Residents in 12 regions across the country are breathing unhealthy levels of sulfur dioxide, the Environmental Protection Agency has found.
The agency this week proposed that these 12 areas — in the states of Illinois, Indiana, Louisiana, Maryland, Michigan, Missouri, Oklahoma, and Texas — are violating the federal government’s health standard for sulfur pollution. If this proposal is finalized, these states will have to come up with plans to lower their sulfur emissions.
That’s important, because sulfur is a dangerous pollutant. Short-term exposure — breathing sulfur-polluted air for as little as five minutes — has been linked to an “array of adverse respiratory effects” including exacerbated asthma symptoms and increased emergency room visits. Sulfur oxides can also form small particulate matter when they react with other compounds in the air, and these particulates can aggravate the lungs and cause or exacerbate respiratory diseases.
“SO2 isn’t really about climate. SO2 is about public health,” Zachary Fabish, staff attorney for the Sierra Club, told ThinkProgress. In that way, it’s similar to mercury and ozone — two other forms of pollution that the EPA regulates.
Fabish said the Detroit area was one of the first regions that the EPA identified as having higher-than-healthy levels of sulfur. “I’ve spoken to a lot of folks who live in and around Detroit who have just heartbreaking stories about kids with chronic asthma because the air quality is so bad,” he said. “They miss tons of days of school — I’m not talking about one or two days a semester, but like dozens of days.”
CREDIT: Environmental Protection Agency
Most of the country’s emissions of sulfur dioxide come from big industrial plants — mostly, power plants that burn coal, as well as some chemical facilities and refineries.
“Sulfur dioxide is pretty unique in that something like 90 percent of all the SO2 emitted in this country comes from only a few hundred really large emitters,” Fabish said. “You have a small handful, relatively, of very large emitters of SO2, and that’s where the problem comes from.”
The solution to reducing sulfur from these power plants is pretty simple, however: install a scrubber system, which uses limestone slurry to interact with, and ultimately reduce, SO2 emissions from the plant. Fabish said a good, well-designed scrubber can reduce sulfur emissions in power plants by anywhere from 90 to 97 percent.

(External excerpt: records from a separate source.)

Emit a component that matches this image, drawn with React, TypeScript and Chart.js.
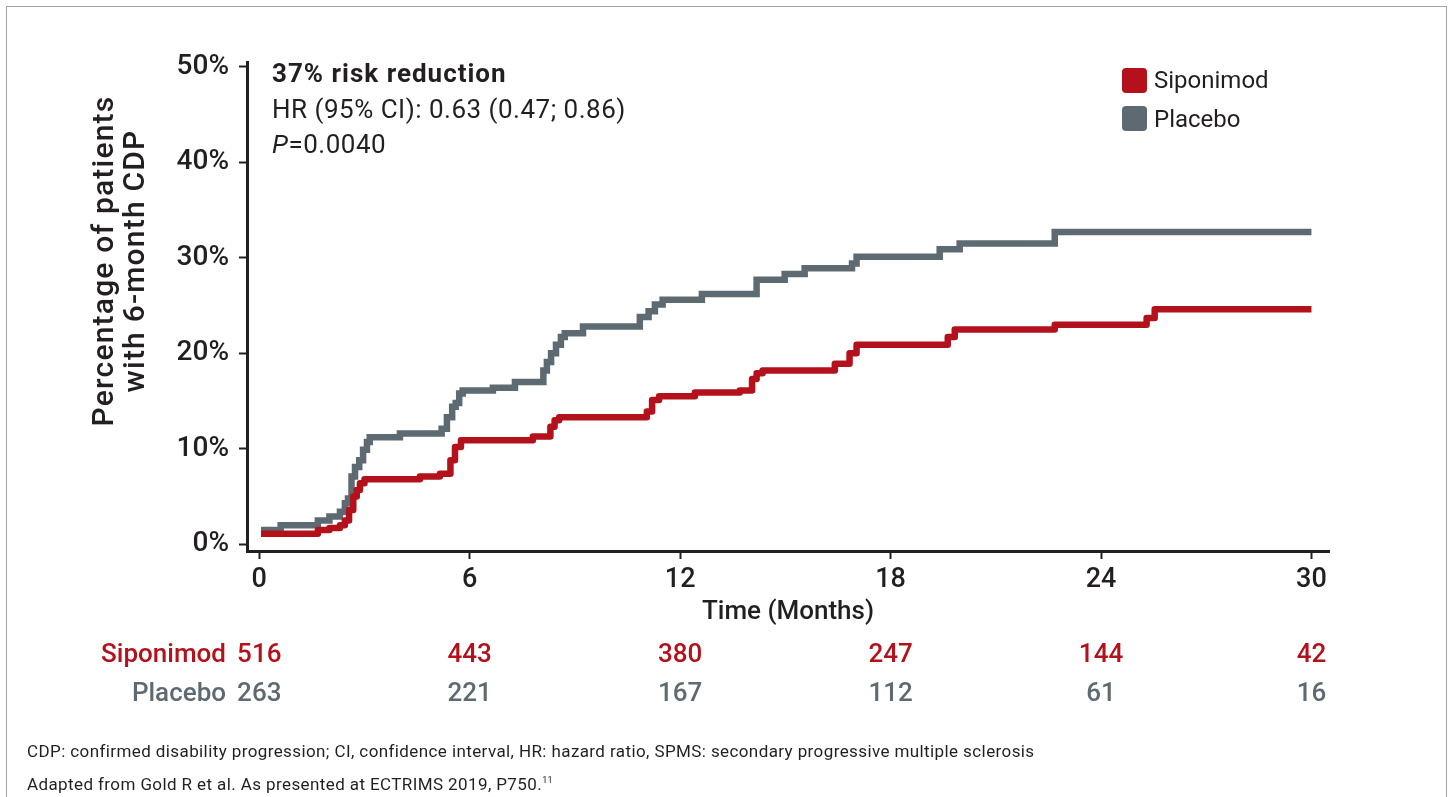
import React, { useEffect, useRef } from 'react';
import { Chart, registerables } from 'chart.js';

Chart.register(...registerables);

const RED = '#b3121c';
const GRAY = '#5e6a71';
const INK = '#231f20';

// Axis ticks
const xTicks = [0, 6, 12, 18, 24, 30];
const yTicks = [0, 10, 20, 30, 40, 50];

// Kaplan–Meier style cumulative incidence (month, %), step occurs at each time
const siponimodTime = [0.05, 1.67, 2.0, 2.3, 2.44, 2.56, 2.68, 2.78, 2.87, 3.0, 4.58, 5.15, 5.45, 5.58, 5.75, 7.8, 8.3, 8.42, 8.55, 11.05, 11.2, 11.4, 12.42, 13.7, 14.05, 14.18, 14.35, 16.41, 16.83, 17.03, 19.63, 19.83, 22.68, 25.3, 25.53, 30.0];
const siponimodPct = [1.1, 1.5, 1.7, 2.0, 2.5, 3.6, 5.0, 5.7, 6.4, 6.8, 7.1, 7.4, 8.8, 10.2, 10.9, 11.3, 12.3, 13.0, 13.3, 13.9, 15.1, 15.5, 15.9, 16.1, 17.3, 17.9, 18.2, 18.9, 20.0, 20.9, 21.7, 22.5, 23.0, 23.7, 24.6, 24.6];

const placeboTime = [0.05, 0.61, 1.67, 2.0, 2.3, 2.44, 2.53, 2.63, 2.73, 2.85, 2.96, 3.07, 3.15, 4.01, 5.2, 5.35, 5.5, 5.6, 5.7, 5.8, 6.66, 7.29, 8.1, 8.2, 8.32, 8.46, 8.6, 8.71, 9.23, 10.85, 11.1, 11.28, 11.5, 12.62, 14.18, 14.98, 15.55, 16.9, 17.03, 19.4, 19.97, 22.68, 30.0];
const placeboPct = [1.5, 2.0, 2.5, 2.9, 3.4, 4.3, 4.8, 7.1, 8.1, 8.8, 9.9, 10.7, 11.2, 11.6, 12.1, 13.3, 14.4, 14.8, 15.8, 16.1, 16.4, 17.0, 18.2, 19.1, 20.0, 20.9, 21.7, 22.1, 22.8, 23.8, 24.4, 25.1, 25.6, 26.2, 27.7, 28.3, 28.9, 29.4, 30.1, 30.9, 31.5, 32.7, 32.7];

// Number at risk
const riskLabels = ['Siponimod', 'Placebo'];
const riskSiponimod = [516, 443, 380, 247, 144, 42];
const riskPlacebo = [263, 221, 167, 112, 61, 16];

const FONT = 'Roboto, "Noto Sans", sans-serif';

const riskPlugin = {
  id: 'riskTable',
  afterDraw(chart: any) {
    const { ctx, scales, chartArea } = chart;
    const x = scales.x;
    const rows = [
      { label: riskLabels[0], values: riskSiponimod, color: RED, dy: 104 },
      { label: riskLabels[1], values: riskPlacebo, color: GRAY, dy: 143 },
    ];
    ctx.save();
    ctx.font = `500 26px ${FONT}`;
    ctx.textBaseline = 'middle';
    rows.forEach((r) => {
      const y = chartArea.bottom + r.dy;
      ctx.fillStyle = r.color;
      ctx.textAlign = 'right';
      ctx.fillText(r.label, chartArea.left - 21, y);
      ctx.textAlign = 'center';
      r.values.forEach((v, i) => {
        ctx.fillText(String(v), x.getPixelForValue(xTicks[i]), y);
      });
    });
    ctx.restore();
  },
};

export default function App() {
  const ref = useRef<HTMLCanvasElement | null>(null);

  useEffect(() => {
    if (!ref.current) return;
    Chart.defaults.font.family = FONT;
    const chart = new Chart(ref.current, {
      type: 'line',
      data: {
        datasets: [
          {
            label: 'Siponimod',
            data: siponimodTime.map((t, i) => ({ x: t, y: siponimodPct[i] })),
            borderColor: RED,
            backgroundColor: RED,
            borderWidth: 6.5,
            pointRadius: 0,
            stepped: 'before',
            borderJoinStyle: 'round',
            borderCapStyle: 'butt',
          },
          {
            label: 'Placebo',
            data: placeboTime.map((t, i) => ({ x: t, y: placeboPct[i] })),
            borderColor: GRAY,
            backgroundColor: GRAY,
            borderWidth: 6.5,
            pointRadius: 0,
            stepped: 'before',
            borderJoinStyle: 'miter',
            borderCapStyle: 'butt',
          },
        ],
      },
      options: {
        animation: false,
        responsive: false,
        devicePixelRatio: 1,
        layout: { padding: { top: 62, right: 119, left: 0, bottom: 0 } },
        plugins: { legend: { display: false }, tooltip: { enabled: false }, title: { display: false } },
        scales: {
          x: {
            type: 'linear',
            min: -0.35,
            max: 30.5,
            afterBuildTicks: (s: any) => { s.ticks = xTicks.map((v) => ({ value: v })); },
            afterFit: (s: any) => { s.height = 246; },
            grid: { display: true, drawOnChartArea: false, drawTicks: true, tickLength: 8, tickWidth: 2, tickColor: INK },
            border: { display: true, color: INK, width: 3 },
            ticks: { color: INK, font: { size: 27, weight: '500' }, padding: 5, maxRotation: 0, autoSkip: false },
            title: { display: true, text: 'Time (Months)', color: INK, font: { size: 26, weight: '500' }, padding: { top: 0, bottom: 169 } },
          },
          y: {
            type: 'linear',
            min: -0.7,
            max: 50.5,
            afterBuildTicks: (s: any) => { s.ticks = yTicks.map((v) => ({ value: v })); },
            afterFit: (s: any) => { s.width = 247; },
            grid: { display: true, drawOnChartArea: false, drawTicks: true, tickLength: 8, tickWidth: 2, tickColor: INK },
            border: { display: true, color: INK, width: 3 },
            ticks: { color: INK, font: { size: 28, weight: '500' }, padding: 10, callback: (v: any) => `${v}%` },
          },
        },
      },
      plugins: [riskPlugin],
    } as any);
    return () => chart.destroy();
  }, []);

  return (
    <div style={{ position: 'fixed', left: 0, top: 0, width: 1448, height: 797, background: '#fff', overflow: 'hidden', fontFamily: FONT, color: INK }}>
      <div style={{ position: 'absolute', left: 6, top: 6, width: 1441, height: 840, border: '1.5px solid #a3a3a3', boxSizing: 'border-box' }} />
      <canvas ref={ref} width={1448} height={797} style={{ position: 'absolute', left: 0, top: 0, width: 1448, height: 797 }} />
      <div style={{ position: 'absolute', left: -82, top: 230, width: 400, height: 62, transform: 'rotate(-90deg)', textAlign: 'center', fontSize: 30, fontWeight: 500, lineHeight: '31px', letterSpacing: '1.2px', whiteSpace: 'nowrap' }}>
        <div>Percentage of patients</div>
        <div>with 6-month CDP</div>
      </div>
      <div style={{ position: 'absolute', left: 272, top: 56, fontSize: 26, lineHeight: '35.5px', whiteSpace: 'nowrap' }}>
        <div style={{ fontWeight: 700, letterSpacing: '1px' }}>37% risk reduction</div>
        <div style={{ letterSpacing: '0.5px' }}>HR (95% CI): 0.63 (0.47; 0.86)</div>
        <div style={{ letterSpacing: '0.5px' }}><i>P</i>=0.0040</div>
      </div>
      <div style={{ position: 'absolute', left: 1122, top: 68, width: 25, height: 25, background: RED, borderRadius: 4 }} />
      <div style={{ position: 'absolute', left: 1154, top: 62, fontSize: 24, lineHeight: '36px' }}>Siponimod</div>
      <div style={{ position: 'absolute', left: 1122, top: 106, width: 25, height: 25, background: GRAY, borderRadius: 4 }} />
      <div style={{ position: 'absolute', left: 1154, top: 101, fontSize: 24, lineHeight: '36px' }}>Placebo</div>
      <div style={{ position: 'absolute', left: 27, top: 737, fontSize: 17, lineHeight: '29px', letterSpacing: '0.4px', whiteSpace: 'nowrap' }}>
        <div>CDP: confirmed disability progression; CI, confidence interval, HR: hazard ratio, SPMS: secondary progressive multiple sclerosis</div>
        <div>Adapted from Gold R et al. As presented at ECTRIMS 2019, P750.<sup style={{ fontSize: 9 }}>11</sup></div>
      </div>
    </div>
  );
}
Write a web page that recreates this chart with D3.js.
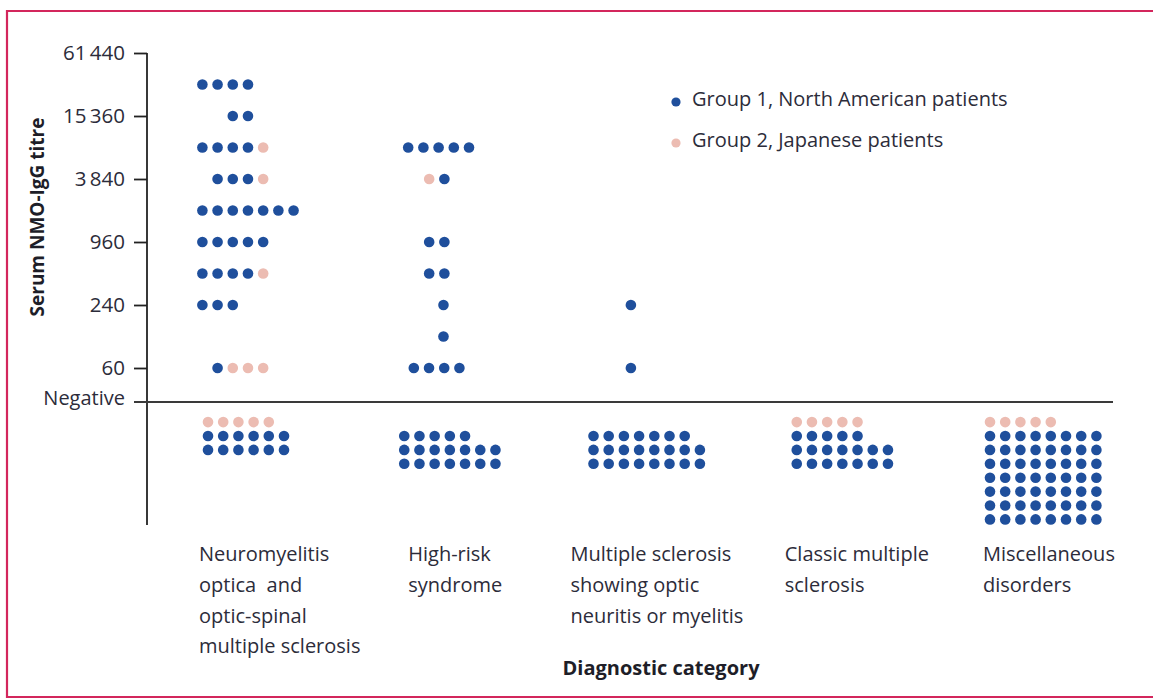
<!DOCTYPE html>
<html>
<head>
<meta charset="utf-8">
<script src="https://cdn.jsdelivr.net/npm/d3@7"></script>
<style>
  html, body { margin: 0; padding: 0; background: #fff; }
  svg { display: block; font-family: "Open Sans", "Noto Sans", sans-serif; }
  tspan { white-space: pre; }
</style>
</head>
<body>
<svg id="chart" width="1153" height="700"></svg>
<script>
// Diagnostic categories (multi-line labels)
const categories = [
  "Neuromyelitis optica and optic-spinal multiple sclerosis",
  "High-risk syndrome",
  "Multiple sclerosis showing optic neuritis or myelitis",
  "Classic multiple sclerosis",
  "Miscellaneous disorders"
];
const categoryLines = [
  ["Neuromyelitis", "optica  and", "optic-spinal", "multiple sclerosis"],
  ["High-risk", "syndrome"],
  ["Multiple sclerosis", "showing optic", "neuritis or myelitis"],
  ["Classic multiple", "sclerosis"],
  ["Miscellaneous", "disorders"]
];

// Titre levels with seropositive patients (doubling dilutions)
const titreLevels = [30720, 15360, 7680, 3840, 1920, 960, 480, 240, 120, 60];
const tickValues = [61440, 15360, 3840, 960, 240, 60];
const tickLabels = ["61\u2009440", "15\u2009360", "3\u2009840", "960", "240", "60"];

// Number of seropositive patients at each titre level, per category
const group1Positive = [
  [4, 2, 4, 3, 7, 5, 4, 3, 0, 1],
  [0, 0, 5, 1, 0, 2, 2, 1, 1, 4],
  [0, 0, 0, 0, 0, 0, 0, 1, 0, 1],
  [0, 0, 0, 0, 0, 0, 0, 0, 0, 0],
  [0, 0, 0, 0, 0, 0, 0, 0, 0, 0]
];
const group2Positive = [
  [0, 0, 1, 1, 0, 0, 1, 0, 0, 3],
  [0, 0, 0, 1, 0, 0, 0, 0, 0, 0],
  [0, 0, 0, 0, 0, 0, 0, 0, 0, 0],
  [0, 0, 0, 0, 0, 0, 0, 0, 0, 0],
  [0, 0, 0, 0, 0, 0, 0, 0, 0, 0]
];

// Seronegative patients per category
const group1Negative = [12, 19, 23, 19, 56];
const group2Negative = [5, 0, 0, 5, 5];

const legendLabels = ["Group 1, North American patients", "Group 2, Japanese patients"];

// ---- layout ----
const colors = { g1: "#1f4f9c", g2: "#ecbcb2" };
const textColor = "#2c2c3a";
const dotR = 5.3;
const stepX = 15.2;   // horizontal spacing between dots
const stepY = 13.9;   // vertical spacing of rows below the baseline
const negCols = [6, 7, 8, 7, 8];          // dots per row in the seronegative block
const anchorNudge = [0, 0, -7, 0, -3];    // fine shift of each category block
const labelNudge = [-9, 4, -30, -12, -10];
const group2Leading = [false, true, false, false, false];
// start column (in dot steps) of each seropositive row
const rowStart = [
  [-0.37, 1.63, -0.37, 0.63, -0.37, -0.37, -0.37, -0.37, 0, 0.63],
  [0, 0, 0.26, 1.64, 0, 1.64, 1.64, 2.58, 2.58, 0.63],
  [0, 0, 0, 0, 0, 0, 0, 2.46, 0, 2.46],
  [0, 0, 0, 0, 0, 0, 0, 0, 0, 0],
  [0, 0, 0, 0, 0, 0, 0, 0, 0, 0]
];

const svg = d3.select("#chart");

// frame
svg.append("path")
  .attr("d", "M1160,11 H7 V697 H1160")
  .attr("fill", "none").attr("stroke", "#d3265c").attr("stroke-width", 2.2);

const axisX = 147;
const baselineY = 402;
const y = d3.scaleLog().base(2).domain([60, 61440]).range([368, 53]);
const x = d3.scalePoint().domain(categories).range([208, 993]);
const anchor = (i) => x(categories[i]) + anchorNudge[i];

// y axis
const yAxis = d3.axisLeft(y)
  .tickValues(tickValues)
  .tickFormat((d, i) => tickLabels[i])
  .tickSize(13)
  .tickPadding(9);
const gy = svg.append("g").attr("transform", `translate(${axisX},0)`).call(yAxis);
gy.select(".domain").remove();
gy.selectAll(".tick line").attr("stroke", "#222").attr("stroke-width", 1.8);
gy.selectAll(".tick text")
  .attr("fill", textColor).attr("font-size", 20.5).attr("font-family", "Open Sans, sans-serif")
  .attr("dy", "0.3em");

svg.append("line")
  .attr("x1", axisX).attr("x2", axisX).attr("y1", 53).attr("y2", 525)
  .attr("stroke", "#222").attr("stroke-width", 1.8);

// baseline separating positive from negative
svg.append("line")
  .attr("x1", 134).attr("x2", 1113).attr("y1", baselineY).attr("y2", baselineY)
  .attr("stroke", "#3a3a3a").attr("stroke-width", 2);
svg.append("text")
  .attr("x", 125).attr("y", baselineY + 3)
  .attr("text-anchor", "end").attr("fill", textColor).attr("font-size", 20)
  .text("Negative");

// axis title
svg.append("text")
  .attr("transform", "translate(44,217) rotate(-90)")
  .attr("text-anchor", "middle").attr("font-weight", "bold").attr("font-size", 19)
  .attr("fill", "#1e1e28")
  .text("Serum NMO-IgG titre");

// build dot list
const dots = [];
categories.forEach((cat, ci) => {
  const a = anchor(ci);
  titreLevels.forEach((t, li) => {
    const n1 = group1Positive[ci][li], n2 = group2Positive[ci][li];
    if (n1 + n2 === 0) return;
    const seq = group2Leading[ci]
      ? d3.range(n2).map(() => "g2").concat(d3.range(n1).map(() => "g1"))
      : d3.range(n1).map(() => "g1").concat(d3.range(n2).map(() => "g2"));
    seq.forEach((g, k) => {
      dots.push({ g, cx: a + (rowStart[ci][li] + k) * stepX, cy: y(t) });
    });
  });
  // seronegative block: group 2 on top row, group 1 filled from the bottom up
  const cols = negCols[ci];
  const n1 = group1Negative[ci];
  const rows = Math.ceil(n1 / cols);
  const rem = n1 % cols;
  const firstRowY = baselineY + 34;
  for (let k = 0; k < n1; k++) {
    const fromEnd = n1 - 1 - k;
    const row = rows - 1 - Math.floor(fromEnd / cols);
    const col = (row === 0 && rem !== 0) ? k : (k - rem) % cols;
    dots.push({ g: "g1", cx: a + col * stepX, cy: firstRowY + row * stepY });
  }
  for (let k = 0; k < group2Negative[ci]; k++) {
    dots.push({ g: "g2", cx: a + k * stepX, cy: firstRowY - stepY });
  }
});

svg.append("g").selectAll("circle").data(dots).join("circle")
  .attr("cx", d => d.cx).attr("cy", d => d.cy).attr("r", dotR)
  .attr("fill", d => colors[d.g]);

// category labels
categories.forEach((cat, ci) => {
  const lx = x(cat) + labelNudge[ci];
  const t = svg.append("text").attr("fill", textColor).attr("font-size", 20);
  categoryLines[ci].forEach((line, li) => {
    t.append("tspan").attr("x", lx).attr("y", 561 + li * 30.8).text(line);
  });
});

svg.append("text")
  .attr("x", 661).attr("y", 675).attr("text-anchor", "middle")
  .attr("font-weight", "bold").attr("font-size", 20).attr("fill", "#1e1e28")
  .text("Diagnostic category");

// legend
const legend = svg.append("g");
legendLabels.forEach((lab, i) => {
  legend.append("circle").attr("cx", 676).attr("cy", 102 + i * 41).attr("r", 4.6)
    .attr("fill", i === 0 ? colors.g1 : colors.g2);
  legend.append("text").attr("x", 692).attr("y", 106 + i * 41)
    .attr("fill", textColor).attr("font-size", 20).text(lab);
});
</script>
</body>
</html>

The problem is, scrubber systems cost money — which is one reason why some plants haven’t yet installed them. Regions out of compliance may need to work with power plants to come up with plans to install scrubbers, or to begin operating their existing scrubbers correctly. Or, in some cases, it may be most cost-effective to shut down aging power plants that aren’t in compliance.
The Sierra Club still wants the EPA to do more on sulfur, however. While the agency identified 12 regions with high levels of sulfur pollution, there are still others, the environmental organization says, that the EPA hasn’t looked at.
“The EPA has failed to include areas with some of the highest levels of sulfur dioxide pollution in the country, places like Jefferson County, Arkansas, and Gibson County, Indiana,” Mary Anne Hitt, the director of the Sierra Club Beyond Coal Campaign, wrote in a recent blog post. “The EPA has the data to identify and crack down on the polluters responsible for creating these conditions, and they need to do just that by designating all areas with high sulfur dioxide pollution levels as being ‘out of compliance’ with clean air standards.”